American political scientist and academic

Noel Beldon Reynolds (born 1942) is an American political scientist and an emeritus professor of political science at Brigham Young University (BYU), where he has also served as an associate academic vice president and as director for the Foundation for Ancient Research and Mormon Studies (FARMS). He was a member of the BYU faculty from 1970 to 2011. He has also written widely on the theology of the Church of Jesus Christ of Latter-day Saints (LDS Church), of which he is a member.

== Early life ==
Reynolds was born in Los Angeles, California.

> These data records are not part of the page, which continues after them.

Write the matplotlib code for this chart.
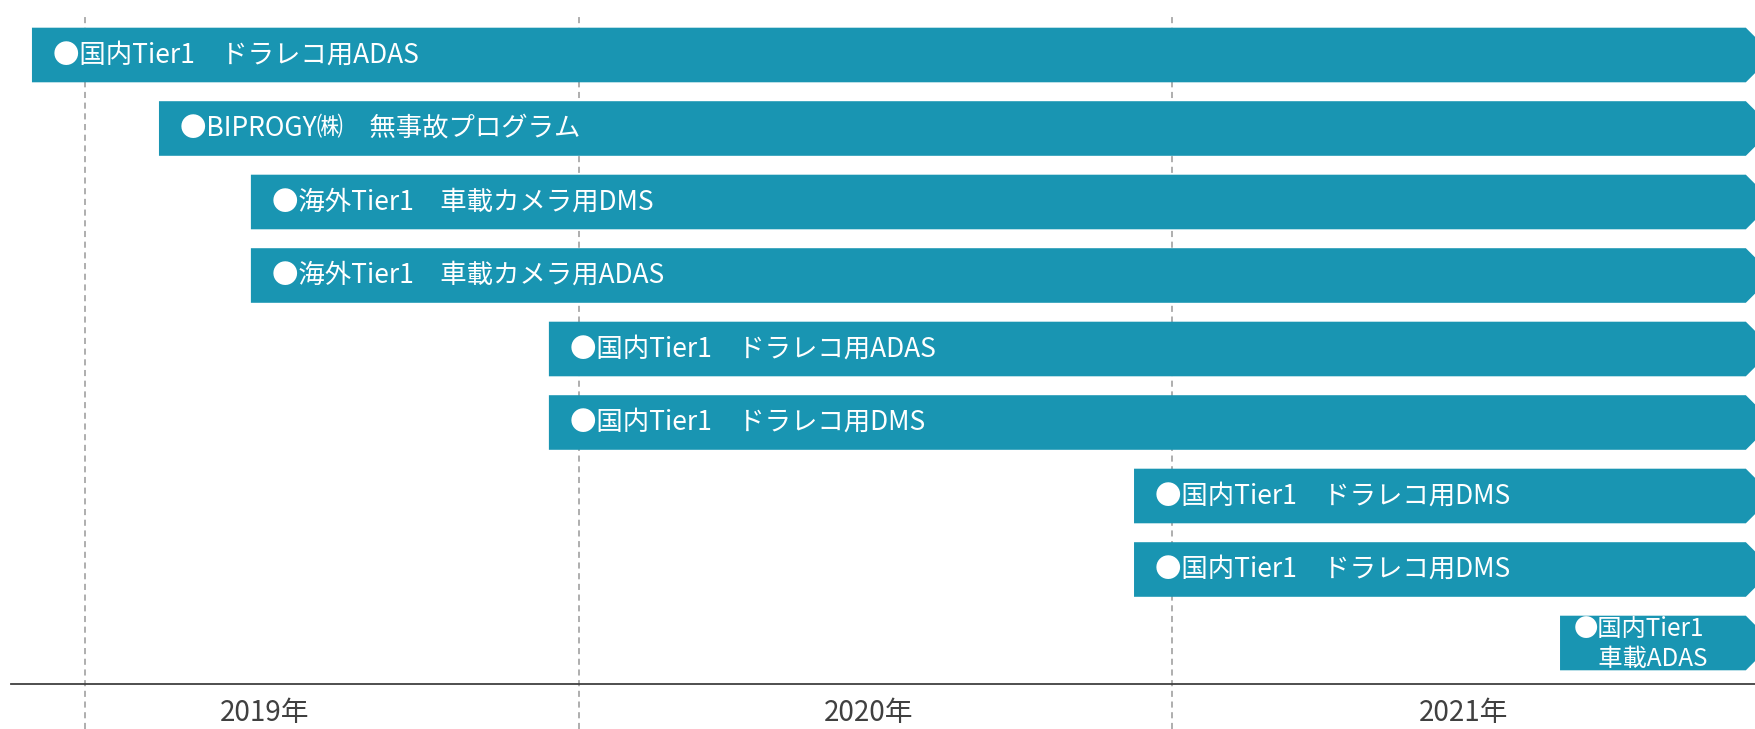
import matplotlib
matplotlib.use("Agg")
import matplotlib.pyplot as plt
from matplotlib.patches import Polygon

plt.rcParams['font.family'] = ['Noto Sans CJK JP', 'DejaVu Sans']

# ---- data (months since Jan 2019) ----
labels = [
    "●国内Tier1　ドラレコ用ADAS",
    "●BIPROGY㈱　無事故プログラム",
    "●海外Tier1　車載カメラ用DMS",
    "●海外Tier1　車載カメラ用ADAS",
    "●国内Tier1　ドラレコ用ADAS",
    "●国内Tier1　ドラレコ用DMS",
    "●国内Tier1　ドラレコ用DMS",
    "●国内Tier1　ドラレコ用DMS",
    "●国内Tier1\n　車載ADAS",
]
starts = [0.93, 3.50, 5.36, 5.36, 11.39, 11.39, 23.23, 23.23, 31.85]
ends = [35.61] * 9
year_ticks = [5.63, 17.85, 29.89]
year_labels = ["2019年", "2020年", "2021年"]
grid_months = [2.0, 12.0, 24.0]

# ---- layout ----
W, H, DPI = 1756, 729, 100
PPM = 49.42          # pixels per month
ORIGIN = -14.0       # pixel of month 0
ROW0, ROWSTEP = 55.0, 73.5   # pixel centre of first row, row pitch
AX_LEFT, AX_BOTTOM = 11, 684
BAR_HALF_PX = 27.3
COLOR = "#1995B2"

fig = plt.figure(figsize=(W / DPI, H / DPI), dpi=DPI)
ax = fig.add_axes([AX_LEFT / W, (H - AX_BOTTOM) / H, (W - AX_LEFT) / W, AX_BOTTOM / H])
ax.set_xlim((AX_LEFT - ORIGIN) / PPM, (W - ORIGIN) / PPM)
ax.set_ylim((AX_BOTTOM - ROW0) / ROWSTEP, (0 - ROW0) / ROWSTEP)

for s in ["top", "right", "left"]:
    ax.spines[s].set_visible(False)
ax.spines["bottom"].set_color("#404040")
ax.spines["bottom"].set_linewidth(1.3)
ax.set_yticks([])
ax.set_xticks(year_ticks)
ax.set_xticklabels(year_labels, fontsize=20, color="#404040")
ax.tick_params(axis="x", length=0, pad=10)

# dashed year guides
top_frac = (AX_BOTTOM - 13) / AX_BOTTOM
bot_frac = -(H - AX_BOTTOM) / AX_BOTTOM
for g in grid_months:
    ax.axvline(g, ymin=bot_frac, ymax=top_frac, color="#999999", lw=1.1,
               ls=(0, (4, 3)), zorder=1, clip_on=False)

h = BAR_HALF_PX / ROWSTEP
dx = BAR_HALF_PX / PPM
txt_off = 21 / PPM
for i, (lab, s, e) in enumerate(zip(labels, starts, ends)):
    poly = Polygon([(s, i - h), (e, i - h), (e + dx, i), (e, i + h), (s, i + h)],
                   closed=True, facecolor=COLOR, edgecolor="none", zorder=2)
    ax.add_patch(poly)
    if "\n" in lab:
        lines = lab.split("\n")
        offs = [-14.5 / ROWSTEP, 16.5 / ROWSTEP]
        for ln, o in zip(lines, offs):
            ax.text(s + 14 / PPM, i + o, ln, color="white", fontsize=17.5,
                    va="center", ha="left", zorder=3)
    else:
        ax.text(s + txt_off, i, lab, color="white", fontsize=19,
                va="center", ha="left", zorder=3)

fig.savefig("out.png", dpi=DPI)
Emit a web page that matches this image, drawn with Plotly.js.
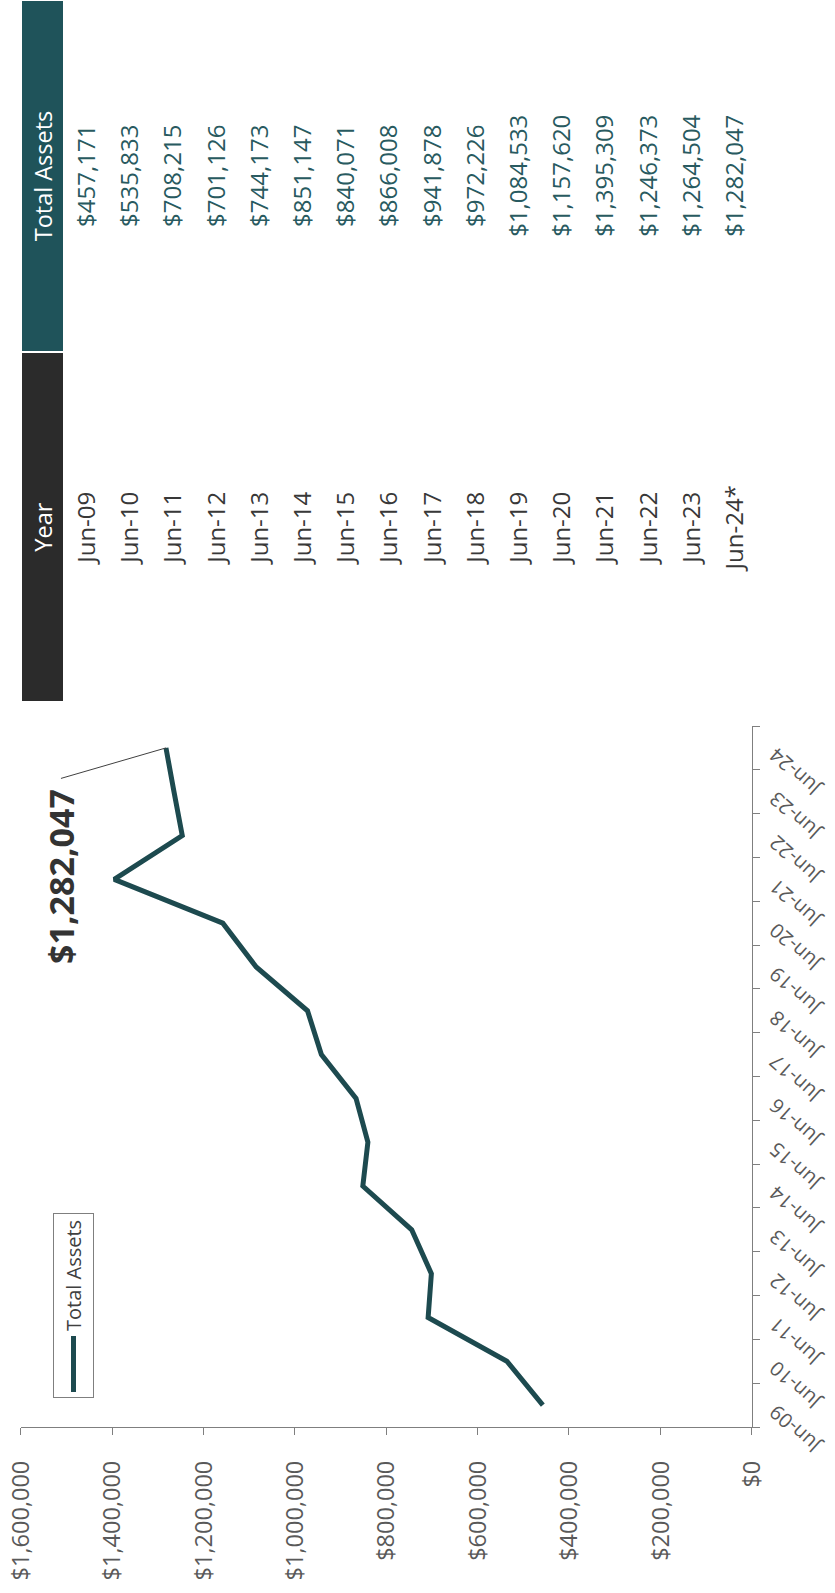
<!DOCTYPE html>
<html>
<head>
<meta charset="utf-8">
<script src="https://cdn.plot.ly/plotly-3.0.1.min.js"></script>
<style>
  html, body { margin: 0; padding: 0; background: #ffffff; }
  body { width: 835px; height: 1593px; overflow: hidden; position: relative; }
  #chart {
    position: absolute; left: 0; top: 0;
    width: 1593px; height: 835px;
    transform-origin: 0 0;
    transform: translate(0px, 1593px) rotate(-90deg);
  }
</style>
</head>
<body>
<div id="chart"></div>
<script>
// ---- data ----
const years = ['Jun-09','Jun-10','Jun-11','Jun-12','Jun-13','Jun-14','Jun-15','Jun-16',
               'Jun-17','Jun-18','Jun-19','Jun-20','Jun-21','Jun-22','Jun-23','Jun-24'];
const tableYears = ['Jun-09','Jun-10','Jun-11','Jun-12','Jun-13','Jun-14','Jun-15','Jun-16',
                    'Jun-17','Jun-18','Jun-19','Jun-20','Jun-21','Jun-22','Jun-23','Jun-24*'];
const totalAssets = [457171, 535833, 708215, 701126, 744173, 851147, 840071, 866008,
                     941878, 972226, 1084533, 1157620, 1395309, 1246373, 1264504, 1282047];
const tableHeaders = ['Year', 'Total Assets'];
const seriesName = 'Total Assets';

// ---- geometry (unrotated frame 1593 x 835) ----
const W = 1593, H = 835;
const fmt = v => '$' + v.toLocaleString('en-US');
const FONT = '"Open Sans", "DejaVu Sans", sans-serif';

const lineTrace = {
  type: 'scatter', mode: 'lines',
  x: years, y: totalAssets, name: seriesName,
  line: { color: '#1d4a4f', width: 5 },
  xaxis: 'x', yaxis: 'y'
};

// table body: one text column per table column, on its own hidden axes
const yearCol = {
  type: 'scatter', mode: 'text', showlegend: false,
  x: tableYears.map(() => tableHeaders[0]), y: tableYears,
  text: tableYears, textposition: 'middle center',
  textfont: { family: FONT, size: 24, color: '#383838' },
  xaxis: 'x2', yaxis: 'y2'
};
const assetCol = {
  type: 'scatter', mode: 'text', showlegend: false,
  x: tableYears.map(() => tableHeaders[1]), y: tableYears,
  text: totalAssets.map(fmt), textposition: 'middle center',
  textfont: { family: FONT, size: 24, color: '#285a60' },
  xaxis: 'x2', yaxis: 'y2'
};

const headerFill = ['#2b2b2b', '#1f535a'];
const headerAnnots = tableHeaders.map((h, i) => ({
  x: h, xref: 'x2', y: 1 - 42.5 / H, yref: 'paper',
  text: h, showarrow: false, xanchor: 'center', yanchor: 'middle',
  width: i === 0 ? 348 : 350, height: 41, borderpad: 0, borderwidth: 0,
  bgcolor: headerFill[i], align: 'center', valign: 'middle',
  font: { family: FONT, size: 23.5, color: '#ffffff' }
}));

const hidden = { visible: true, showline: false, showgrid: false, zeroline: false,
                 showticklabels: false, ticks: '', fixedrange: true };

const layout = {
  width: W, height: H,
  margin: { l: 0, r: 0, t: 0, b: 0 },
  paper_bgcolor: '#ffffff', plot_bgcolor: 'rgba(0,0,0,0)',
  font: { family: FONT, color: '#595959' },
  showlegend: true,
  legend: {
    x: 195 / W, y: 1 - 53 / H, xanchor: 'left', yanchor: 'top',
    bordercolor: '#7f7f7f', borderwidth: 1, bgcolor: '#ffffff',
    itemwidth: 56,
    font: { family: FONT, size: 20, color: '#404040' }
  },
  xaxis: {
    type: 'category', categoryorder: 'array', categoryarray: years,
    domain: [166 / W, 867 / W], range: [-0.5, 15.5],
    tickson: 'boundaries', ticks: 'outside', ticklen: 7, tickcolor: '#7f7f7f',
    showline: true, linecolor: '#7f7f7f', linewidth: 1,
    showgrid: false, zeroline: false, tickangle: -48,
    ticklabelstandoff: 4, ticklabelshift: -6,
    tickfont: { family: FONT, size: 20, color: '#595959' },
    fixedrange: true
  },
  yaxis: {
    domain: [(H - 751.7) / H, (H - 20.7) / H],
    range: [0, 1600000], dtick: 200000, tick0: 0,
    tickprefix: '$', tickformat: ',d',
    ticks: 'outside', ticklen: 7, tickcolor: '#7f7f7f',
    showline: true, linecolor: '#7f7f7f', linewidth: 1,
    showgrid: false, zeroline: false,
    ticklabelstandoff: 21,
    tickfont: { family: FONT, size: 23.5, color: '#595959' },
    fixedrange: true
  },
  xaxis2: Object.assign({}, hidden, {
    type: 'category', categoryorder: 'array', categoryarray: tableHeaders,
    domain: [890 / W, 1], range: [-0.5, 1.5], anchor: 'y2'
  }),
  yaxis2: Object.assign({}, hidden, {
    type: 'category', categoryorder: 'array', categoryarray: tableYears,
    domain: [1 - 758.6 / H, 1 - 67.4 / H], range: [15.5, -0.5], anchor: 'x2'
  }),
  annotations: headerAnnots.concat([{
    x: years[years.length - 1], y: totalAssets[totalAssets.length - 1],
    xref: 'x', yref: 'y',
    text: '<b>' + fmt(totalAssets[totalAssets.length - 1]) + '</b>',
    showarrow: true, arrowhead: 0, arrowwidth: 1, arrowcolor: '#404040',
    ax: -30.5, ay: -105, xanchor: 'right', yanchor: 'middle', borderpad: 10,
    font: { family: FONT, size: 34, color: '#333333' }
  }])
};

Plotly.newPlot('chart', [lineTrace, yearCol, assetCol], layout,
  { staticPlot: true, displayModeBar: false, responsive: false });
</script>
</body>
</html>
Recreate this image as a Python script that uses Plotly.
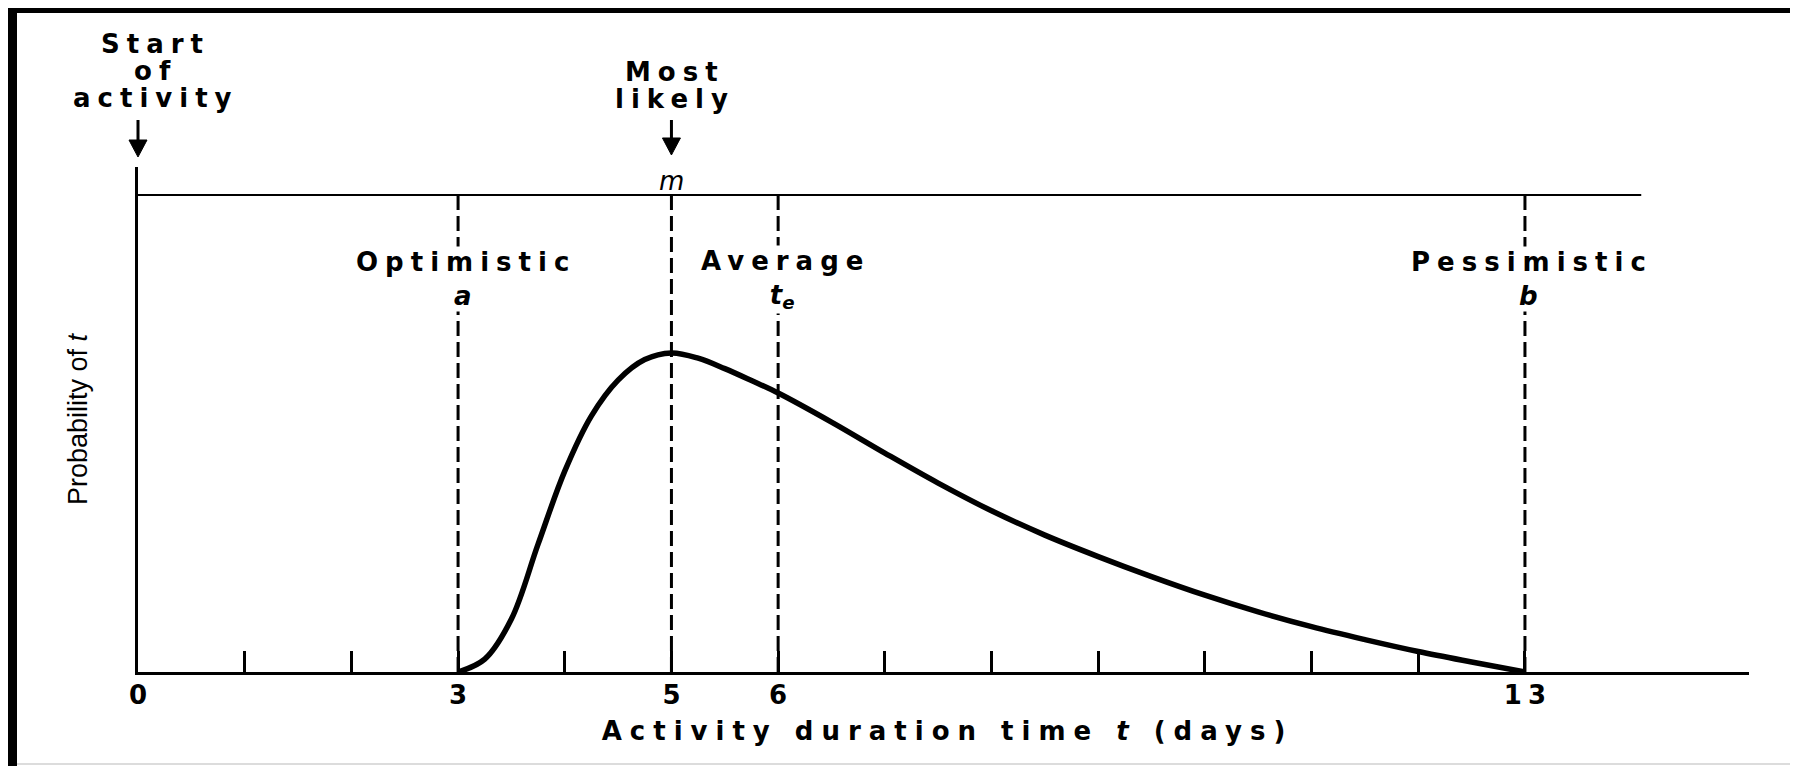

He grew up near Cody, Wyoming where his parents had undertaken a homestead in 1948. Reynolds served as an LDS Church missionary in Uruguay, Argentina, and Paraguay from 1961 to 1964. Reynolds earned a bachelor's degree at BYU, followed by M.A. and Ph.D. degrees from Harvard University.

== Career ==
Reynolds has been a visiting professor at Harvard Law School, Edinburgh University and Hebrew University of Jerusalem. In the 1970s, Reynolds was chair of BYU's department of philosophy. He also coedited Religious Liberty in Western Thought with Cole Durham Jr., as well as the Encyclopedia of Mormonism, published in 1992 by Macmillan.

Reynolds has published books and articles in several fields, including: legal and political philosophy (22), American founding (8), authorship studies (11), ancient studies and Dead Sea Scrolls (12), Mormon studies (11), and textual studies of the Book of Mormon (45). He is also the author of Interpreting Plato’s Meno and Euthyphro: A Defense of the Literary Approach.

Many of Reynolds' textual studies have been involved in theological explanations of the Book of Mormon and what it teaches. He also has advanced the idea that the Lectures on Faith was not written by Joseph Smith but instead by Sidney Rigdon.

Reynolds edited On the History of the Idea of Law, largely completed before her death by Shirley Robin Letwin, which was published by Cambridge University Press in 2005.

In 2005, BYU and FARMS published Early Christians in Disarray: Conterporary LDS Perspectives on the Apostasy edited by Reynolds.

Reynolds has published in several journals including Interpreter: A Journal of Mormon Scripture, Journal of Mormon History and the Mormon Studies Review.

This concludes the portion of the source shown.